«Schifo, schifo, frustrazione e schifo. Idee schifose e basta mi vengono in mente! E se non sono idee schifose sono idee che parlano dello schifo». Questo sono io: non ho passato grandi settimane ultimamente. La lettura langue, lo studio figuriamoci, la vita sociale poca. Non vi sorprenderà sapere che non appena tentai di scrivere due righe su questo disco tutto ciò che ne venne fuori era persino più malsano di quegli incipit che uso di solito. Storie di alcolici scadenti, disagi giovanili, ricordi da dimenticare: questo tutto ciò che mi passa per la testa. Questo e la ricetta dei piselli alla casalinga (sceglieteli freschi e teneri, metteteli in casseruola con "Olio Carli", sale, pepe, aglio fresco e pancetta tagliuzzata, aggiungere acqua in cottura se occorre).

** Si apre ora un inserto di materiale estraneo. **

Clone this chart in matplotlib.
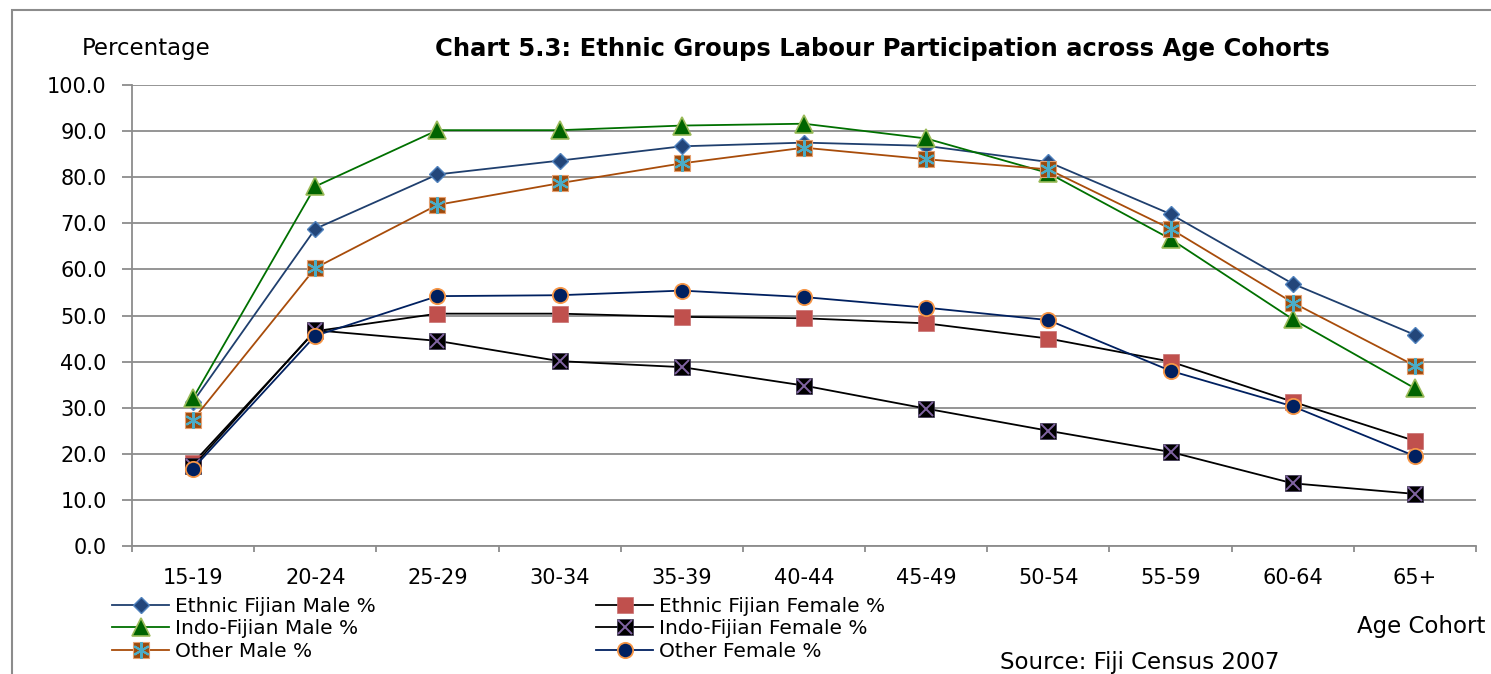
import numpy as np
import matplotlib
matplotlib.use("Agg")
import matplotlib.pyplot as plt
from matplotlib.patches import Rectangle
from matplotlib.legend_handler import HandlerTuple

plt.rcParams['font.family'] = ['DejaVu Sans']

# age cohorts and participation rates (%)
cohorts = ['15-19', '20-24', '25-29', '30-34', '35-39', '40-44',
           '45-49', '50-54', '55-59', '60-64', '65+']
ethnic_fijian_male = [31.3, 68.8, 80.6, 83.6, 86.7, 87.5, 86.8, 83.3, 72.0, 56.9, 45.8]
ethnic_fijian_female = [18.0, 46.6, 50.4, 50.4, 49.7, 49.4, 48.3, 45.0, 40.0, 31.3, 22.8]
indo_fijian_male = [32.1, 78.0, 90.2, 90.2, 91.2, 91.6, 88.4, 80.9, 66.6, 49.2, 34.2]
indo_fijian_female = [17.3, 46.8, 44.5, 40.1, 38.8, 34.8, 29.8, 25.0, 20.4, 13.6, 11.3]
other_male = [27.4, 60.3, 74.0, 78.7, 83.0, 86.4, 83.9, 81.7, 68.8, 52.8, 39.1]
other_female = [16.8, 45.6, 54.2, 54.4, 55.4, 54.0, 51.7, 49.0, 38.0, 30.3, 19.5]

W, H = 1491, 674
fig = plt.figure(figsize=(W / 100, H / 100), dpi=100)
ax = fig.add_axes([132 / W, 1 - 546 / H, (1476 - 132) / W, (546 - 85) / H])

x = np.arange(len(cohorts))
lw = 1.3

h_efm = ax.plot(x, ethnic_fijian_male, color='#1F3F6E', lw=lw, marker='D', ms=8.5,
                mfc='#23467A', mec='#4F81BD', mew=1.0, zorder=5)[0]
h_ifm = ax.plot(x, indo_fijian_male, color='#007000', lw=lw, marker='^', ms=13,
                mfc='#006400', mec='#9BBB59', mew=1.2, zorder=5)[0]
h_om = ax.plot(x, other_male, color='#A84C0A', lw=lw, marker='s', ms=12,
               mfc='#9C4A0C', mec='#E6A070', mew=0.8, zorder=5)[0]
h_om2 = ax.plot(x, other_male, ls='none', marker=(6, 2, 0), ms=12,
                mec='#4BACC6', mew=1.5, zorder=6)[0]
h_eff = ax.plot(x, ethnic_fijian_female, color='black', lw=lw, marker='s', ms=11,
                mfc='#C0504D', mec='#C87070', mew=0.5, zorder=5)[0]
h_iff = ax.plot(x, indo_fijian_female, color='black', lw=lw, marker='s', ms=12,
                mfc='black', mec='#3A3050', mew=0.5, zorder=5)[0]
h_iff2 = ax.plot(x, indo_fijian_female, ls='none', marker='x', ms=10,
                 mec='#8064A2', mew=1.4, zorder=6)[0]
h_of = ax.plot(x, other_female, color='#002060', lw=lw, marker='o', ms=11,
               mfc='#002060', mec='#F79646', mew=1.3, zorder=7)[0]

ax.set_xlim(-0.5, len(cohorts) - 0.5)
ax.set_ylim(0, 100)
ax.set_yticks(np.arange(0, 101, 10))
ax.set_yticklabels(['%.1f' % v for v in np.arange(0, 101, 10)])
ax.set_xticks(x)
ax.set_xticklabels(cohorts)
ax.set_xticks(np.arange(-0.5, len(cohorts), 1), minor=True)

grid_c = '#8C8C8C'
ax.yaxis.grid(True, color=grid_c, lw=1.3)
ax.set_axisbelow(True)
for s in ['top', 'right']:
    ax.spines[s].set_visible(False)
for s in ['left', 'bottom']:
    ax.spines[s].set_color(grid_c)
    ax.spines[s].set_linewidth(1.3)

ax.tick_params(axis='y', length=7.2, width=1.3, color=grid_c, pad=11,
               labelsize=15, labelcolor='black')
ax.tick_params(axis='x', which='major', length=0, pad=16, labelsize=15)
ax.tick_params(axis='x', which='minor', length=4, width=1.3, color=grid_c)

fig.text(82 / W, 1 - 48 / H, 'Percentage', fontsize=16.5, ha='left', va='center')
fig.text(882 / W, 1 - 49 / H,
         'Chart 5.3: Ethnic Groups Labour Participation across Age Cohorts',
         fontsize=17.5, fontweight='bold', ha='center', va='center')
fig.text(1485 / W, 1 - 627 / H, 'Age Cohort', fontsize=16.5, ha='right', va='center')
fig.text(1000 / W, 1 - 662 / H, 'Source: Fiji Census 2007', fontsize=16.5,
         ha='left', va='center')

leg_kw = dict(loc='upper left', frameon=False, fontsize=14.5, handlelength=2.85,
              handletextpad=0.3, labelspacing=0.17, borderpad=0, borderaxespad=0,
              numpoints=1, handler_map={tuple: HandlerTuple(ndivide=1, pad=0)})
leg1 = fig.legend([h_efm, h_ifm, (h_om, h_om2)],
                  ['Ethnic Fijian Male %', 'Indo-Fijian Male %', 'Other Male %'],
                  bbox_to_anchor=(112 / W, 1 - 597 / H), **leg_kw)
leg2 = fig.legend([h_eff, (h_iff, h_iff2), h_of],
                  ['Ethnic Fijian Female %', 'Indo-Fijian Female %', 'Other Female %'],
                  bbox_to_anchor=(596 / W, 1 - 597 / H), **leg_kw)

# outer chart frame
fig.patches.append(Rectangle((12 / W, -0.2), 1.2, 1.2 - 10 / H, transform=fig.transFigure,
                             fill=False, ec='#8C8C8C', lw=1.5))

fig.savefig('out.png', dpi=100)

Tre giorni dopo mi sono accorto che ciò di cui avevo bisogno era proprio sotto I miei occhi. Erano proprio le mie lamentele ciò di cui avevo bisogno per parlare di questo disco. La vita sembra brutta? Il tuo lavoro sembra brutto? Tutti i tuoi dischi preferiti sono tristissimi e non puoi tirarti su ascoltandoli? Odi la gente che ride ed è allegra? Ecco Gold.
Gold, 1995, è il secondo disco degli Starflyer 59, gruppo californiano fondato da Jason Martin. Martin è un bravo ragazzo, ringrazia sempre Gesù Cristo "nostro signore e salvatore" in ogni suo disco e nella sua quasi ventennale carriera ha affrontato diversi generi rock. Gold è un album shoegaze. Chitarroso, solido, cristallino, di una lucidità sempre incredibile. Muraglie sonore di rumore nitide e controllate, una potenza rigorosa, un suono avvolgente, possente: il casino che piace a noi, ma sempre vivido e preciso. Stratificazioni di feedback che spazzano via sedimenti di schifo e disagio dai nostri pensieri. Questi Starflyer sarebbero massicci anche se facessero le cafonate generiche che ascoltiamo sempre, ma qui abbiamo di fronte un gruppo che ha trovato nel suo piccolo la propria nicchia di originalità all'interno di un genere così difficile. Siamo distanti dallo stereotipo shoegazico più tradizionale, quello "sono malinconico e ho trent'anni ma vorrei averne sedici e la vita è triste" alternato a "la vita è bella ma io sono malinconico lo stesso". Qui abbiamo dei boyscout del noise che ergono una piccola cattedrale dorata da contemplare silenziosamente, lasciandoci sommergere dal caos controllato delle chitarre.
Non so nemmeno se quest'ultima metafora abbia un senso, però ce la lascio lo stesso. Ah sì, I loro video anninovantissimi sono favolosi.